● SUPPLIED MATERIAL
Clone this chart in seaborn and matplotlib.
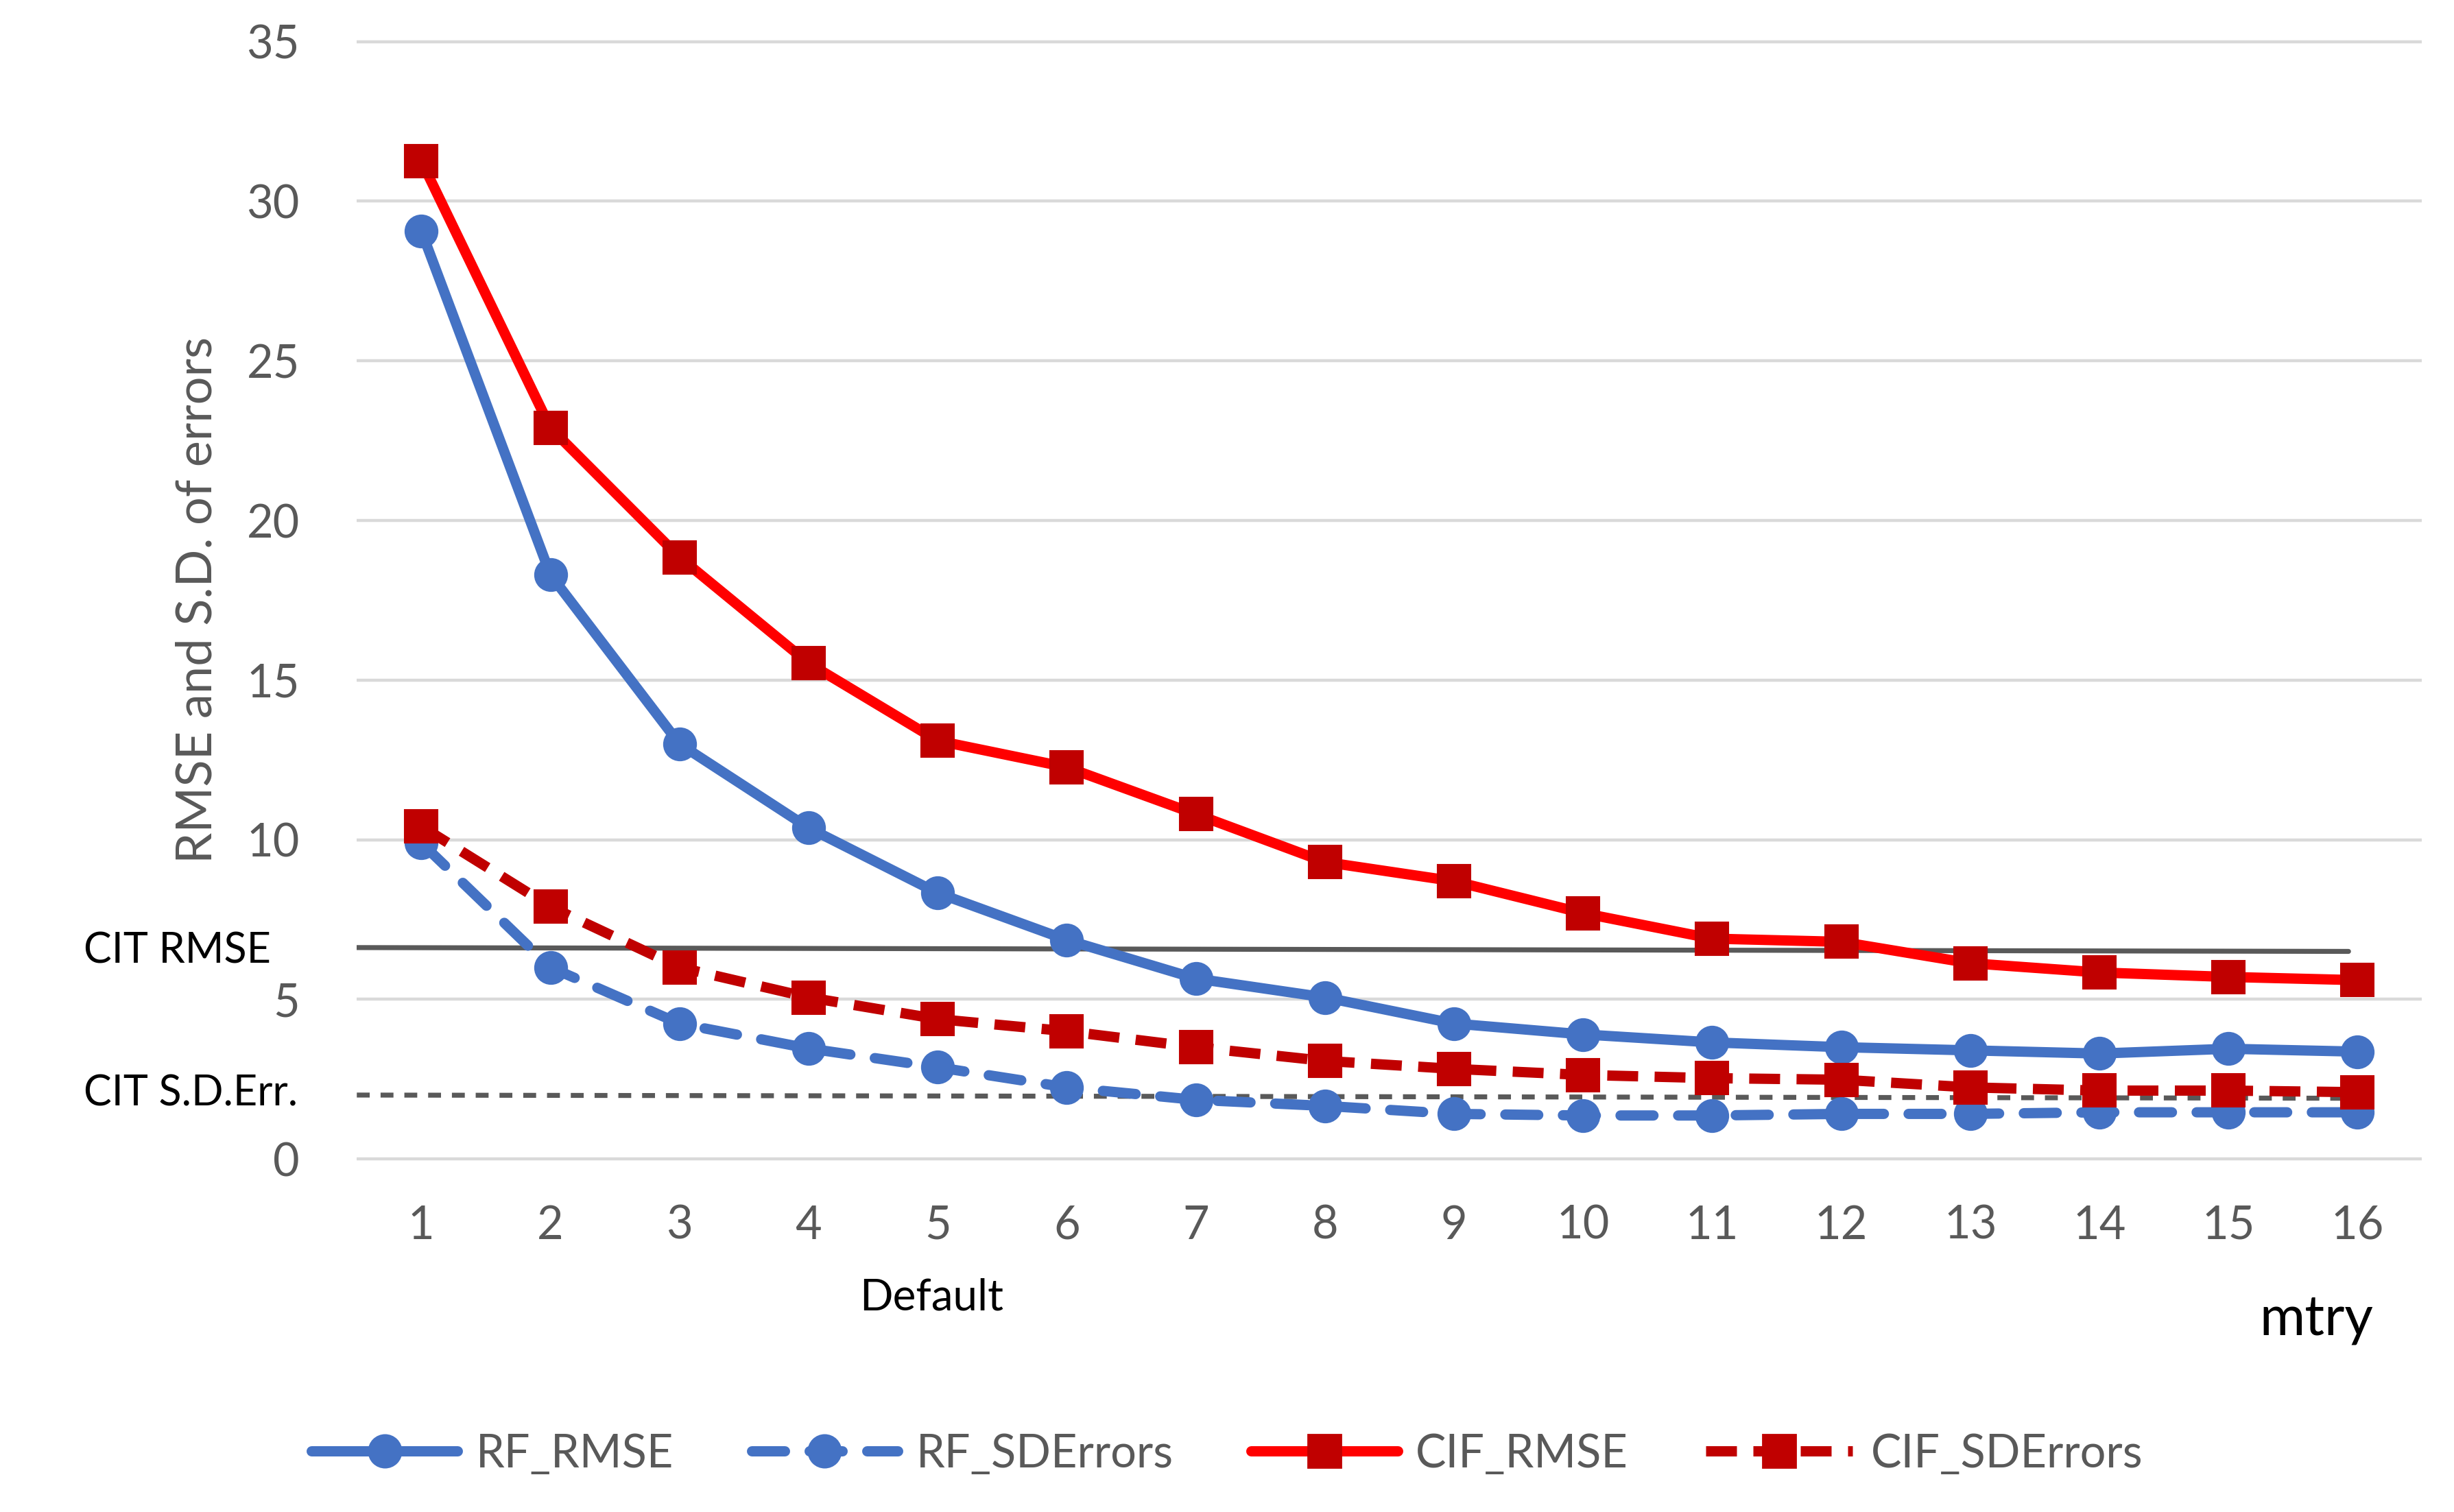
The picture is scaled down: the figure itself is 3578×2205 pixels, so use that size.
import matplotlib
matplotlib.use("Agg")
import matplotlib.pyplot as plt
import matplotlib.transforms as mtransforms
from matplotlib.lines import Line2D
import seaborn as sns
import pandas as pd

# ---- data ----
mtry = list(range(1, 17))
rf_rmse = [29.07, 18.3, 13.0, 10.37, 8.33, 6.86, 5.65, 5.06, 4.24, 3.9, 3.65, 3.5, 3.4, 3.3, 3.45, 3.36]
rf_sd = [9.9, 6.0, 4.24, 3.46, 2.87, 2.24, 1.85, 1.66, 1.41, 1.36, 1.36, 1.41, 1.41, 1.46, 1.46, 1.46]
cif_rmse = [31.26, 22.9, 18.85, 15.53, 13.1, 12.27, 10.8, 9.3, 8.7, 7.7, 6.9, 6.8, 6.13, 5.84, 5.7, 5.6]
cif_sd = [10.42, 7.9, 6.0, 5.06, 4.38, 4.0, 3.5, 3.07, 2.82, 2.63, 2.53, 2.48, 2.24, 2.14, 2.14, 2.09]
cit_rmse = [6.62, 6.5]   # reference line (start, end)
cit_sd = [2.0, 1.9]      # reference line (start, end)
cit_x = [0.5, 15.93]
y_ticks = [0, 5, 10, 15, 20, 25, 30, 35]
series_names = ["RF_RMSE", "RF_SDErrors", "CIF_RMSE", "CIF_SDErrors"]

sns.set_theme(style="white")
plt.rcParams["font.family"] = ["Lato", "DejaVu Sans"]

GRAY = "#595959"
BLUE = "#4472C4"
RED = "#FF0000"
DRED = "#C00000"

fig = plt.figure(figsize=(3578 / 200, 2205 / 200), dpi=200)
ax = fig.add_axes([0.1454, 0.231, 0.8416, 0.744])

df = pd.DataFrame({"mtry": mtry, "RF_RMSE": rf_rmse, "RF_SDErrors": rf_sd,
                   "CIF_RMSE": cif_rmse, "CIF_SDErrors": cif_sd})

# reference lines (drawn first, below series)
cit_df = pd.DataFrame({"x": cit_x, "rmse": cit_rmse, "sd": cit_sd})
sns.lineplot(data=cit_df, x="x", y="rmse", ax=ax, color=GRAY, linewidth=2.6, zorder=2)
sns.lineplot(data=cit_df, x="x", y="sd", ax=ax, color=GRAY, linewidth=2.6,
             linestyle=(0, (2.6, 2.2)), zorder=2)

lw = 5.4
styles = {
    "RF_RMSE": dict(color=BLUE, marker="o", markersize=17, markerfacecolor=BLUE,
                    markeredgecolor=BLUE, linestyle="-"),
    "RF_SDErrors": dict(color=BLUE, marker="o", markersize=17, markerfacecolor=BLUE,
                        markeredgecolor=BLUE, linestyle=(0, (3.2, 2.4)),
                        dash_capstyle="round"),
    "CIF_RMSE": dict(color=RED, marker="s", markersize=17, markerfacecolor=DRED,
                     markeredgecolor=DRED, linestyle="-"),
    "CIF_SDErrors": dict(color=DRED, marker="s", markersize=17, markerfacecolor=DRED,
                         markeredgecolor=DRED, linestyle=(0, (3.0, 1.6))),
}
handles = []
for name in series_names:
    st = styles[name]
    sns.lineplot(data=df, x="mtry", y=name, ax=ax, linewidth=lw, zorder=3, **st)
    handles.append(Line2D([], [], linewidth=lw, **st))

ax.set_xlim(0.5, 16.5)
ax.set_ylim(-0.12, 35.12)
ax.set_xticks(mtry)
ax.set_xticklabels([str(m) for m in mtry])
ax.set_yticks(y_ticks)
ax.set_yticklabels([str(t) for t in y_ticks])
ax.tick_params(axis="both", length=0, labelsize=24, labelcolor=GRAY)
ax.tick_params(axis="y", pad=30)
ax.tick_params(axis="x", pad=22)
ax.yaxis.grid(True, color="#D9D9D9", linewidth=1.6)
ax.xaxis.grid(False)
ax.set_axisbelow(True)
for s in ax.spines.values():
    s.set_visible(False)
ax.set_xlabel("")
ax.set_ylabel("RMSE and S.D. of errors", fontsize=26, color=GRAY, labelpad=14)

# annotations
trans = mtransforms.blended_transform_factory(fig.transFigure, ax.transData)
ax.text(0.034, 6.5, "CIT RMSE", transform=trans, fontsize=22, color="black",
        ha="left", va="center")
ax.text(0.034, 2.05, "CIT S.D.Err.", transform=trans, fontsize=22, color="black",
        ha="left", va="center")
fig.text(595 / 1568, 1 - 829 / 966, "Default", fontsize=23, color="black",
         ha="center", va="center")
fig.text(1480 / 1568, 1 - 843 / 966, "mtry", fontsize=29, color="black",
         ha="center", va="center")

fig.legend(handles, series_names, loc="center", bbox_to_anchor=(0.5, 1 - 929 / 966),
           ncol=4, frameon=False, fontsize=24, labelcolor=GRAY, handlelength=3.2,
           columnspacing=1.7, handletextpad=0.4)

fig.savefig("out.png", dpi=200, facecolor="white")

● WHAT THE EXERCISE ASKS
The material above must be printed exactly, with its pictures left out.

● ANSWER TO THIS EXERCISE
Clone this chart in seaborn and matplotlib.
The picture is scaled down: the figure itself is 3578×2205 pixels, so use that size.
import matplotlib
matplotlib.use("Agg")
import matplotlib.pyplot as plt
import matplotlib.transforms as mtransforms
from matplotlib.lines import Line2D
import seaborn as sns
import pandas as pd

# ---- data ----
mtry = list(range(1, 17))
rf_rmse = [29.07, 18.3, 13.0, 10.37, 8.33, 6.86, 5.65, 5.06, 4.24, 3.9, 3.65, 3.5, 3.4, 3.3, 3.45, 3.36]
rf_sd = [9.9, 6.0, 4.24, 3.46, 2.87, 2.24, 1.85, 1.66, 1.41, 1.36, 1.36, 1.41, 1.41, 1.46, 1.46, 1.46]
cif_rmse = [31.26, 22.9, 18.85, 15.53, 13.1, 12.27, 10.8, 9.3, 8.7, 7.7, 6.9, 6.8, 6.13, 5.84, 5.7, 5.6]
cif_sd = [10.42, 7.9, 6.0, 5.06, 4.38, 4.0, 3.5, 3.07, 2.82, 2.63, 2.53, 2.48, 2.24, 2.14, 2.14, 2.09]
cit_rmse = [6.62, 6.5]   # reference line (start, end)
cit_sd = [2.0, 1.9]      # reference line (start, end)
cit_x = [0.5, 15.93]
y_ticks = [0, 5, 10, 15, 20, 25, 30, 35]
series_names = ["RF_RMSE", "RF_SDErrors", "CIF_RMSE", "CIF_SDErrors"]

sns.set_theme(style="white")
plt.rcParams["font.family"] = ["Lato", "DejaVu Sans"]

GRAY = "#595959"
BLUE = "#4472C4"
RED = "#FF0000"
DRED = "#C00000"

fig = plt.figure(figsize=(3578 / 200, 2205 / 200), dpi=200)
ax = fig.add_axes([0.1454, 0.231, 0.8416, 0.744])

df = pd.DataFrame({"mtry": mtry, "RF_RMSE": rf_rmse, "RF_SDErrors": rf_sd,
                   "CIF_RMSE": cif_rmse, "CIF_SDErrors": cif_sd})

# reference lines (drawn first, below series)
cit_df = pd.DataFrame({"x": cit_x, "rmse": cit_rmse, "sd": cit_sd})
sns.lineplot(data=cit_df, x="x", y="rmse", ax=ax, color=GRAY, linewidth=2.6, zorder=2)
sns.lineplot(data=cit_df, x="x", y="sd", ax=ax, color=GRAY, linewidth=2.6,
             linestyle=(0, (2.6, 2.2)), zorder=2)

lw = 5.4
styles = {
    "RF_RMSE": dict(color=BLUE, marker="o", markersize=17, markerfacecolor=BLUE,
                    markeredgecolor=BLUE, linestyle="-"),
    "RF_SDErrors": dict(color=BLUE, marker="o", markersize=17, markerfacecolor=BLUE,
                        markeredgecolor=BLUE, linestyle=(0, (3.2, 2.4)),
                        dash_capstyle="round"),
    "CIF_RMSE": dict(color=RED, marker="s", markersize=17, markerfacecolor=DRED,
                     markeredgecolor=DRED, linestyle="-"),
    "CIF_SDErrors": dict(color=DRED, marker="s", markersize=17, markerfacecolor=DRED,
                         markeredgecolor=DRED, linestyle=(0, (3.0, 1.6))),
}
handles = []
for name in series_names:
    st = styles[name]
    sns.lineplot(data=df, x="mtry", y=name, ax=ax, linewidth=lw, zorder=3, **st)
    handles.append(Line2D([], [], linewidth=lw, **st))

ax.set_xlim(0.5, 16.5)
ax.set_ylim(-0.12, 35.12)
ax.set_xticks(mtry)
ax.set_xticklabels([str(m) for m in mtry])
ax.set_yticks(y_ticks)
ax.set_yticklabels([str(t) for t in y_ticks])
ax.tick_params(axis="both", length=0, labelsize=24, labelcolor=GRAY)
ax.tick_params(axis="y", pad=30)
ax.tick_params(axis="x", pad=22)
ax.yaxis.grid(True, color="#D9D9D9", linewidth=1.6)
ax.xaxis.grid(False)
ax.set_axisbelow(True)
for s in ax.spines.values():
    s.set_visible(False)
ax.set_xlabel("")
ax.set_ylabel("RMSE and S.D. of errors", fontsize=26, color=GRAY, labelpad=14)

# annotations
trans = mtransforms.blended_transform_factory(fig.transFigure, ax.transData)
ax.text(0.034, 6.5, "CIT RMSE", transform=trans, fontsize=22, color="black",
        ha="left", va="center")
ax.text(0.034, 2.05, "CIT S.D.Err.", transform=trans, fontsize=22, color="black",
        ha="left", va="center")
fig.text(595 / 1568, 1 - 829 / 966, "Default", fontsize=23, color="black",
         ha="center", va="center")
fig.text(1480 / 1568, 1 - 843 / 966, "mtry", fontsize=29, color="black",
         ha="center", va="center")

fig.legend(handles, series_names, loc="center", bbox_to_anchor=(0.5, 1 - 929 / 966),
           ncol=4, frameon=False, fontsize=24, labelcolor=GRAY, handlelength=3.2,
           columnspacing=1.7, handletextpad=0.4)

fig.savefig("out.png", dpi=200, facecolor="white")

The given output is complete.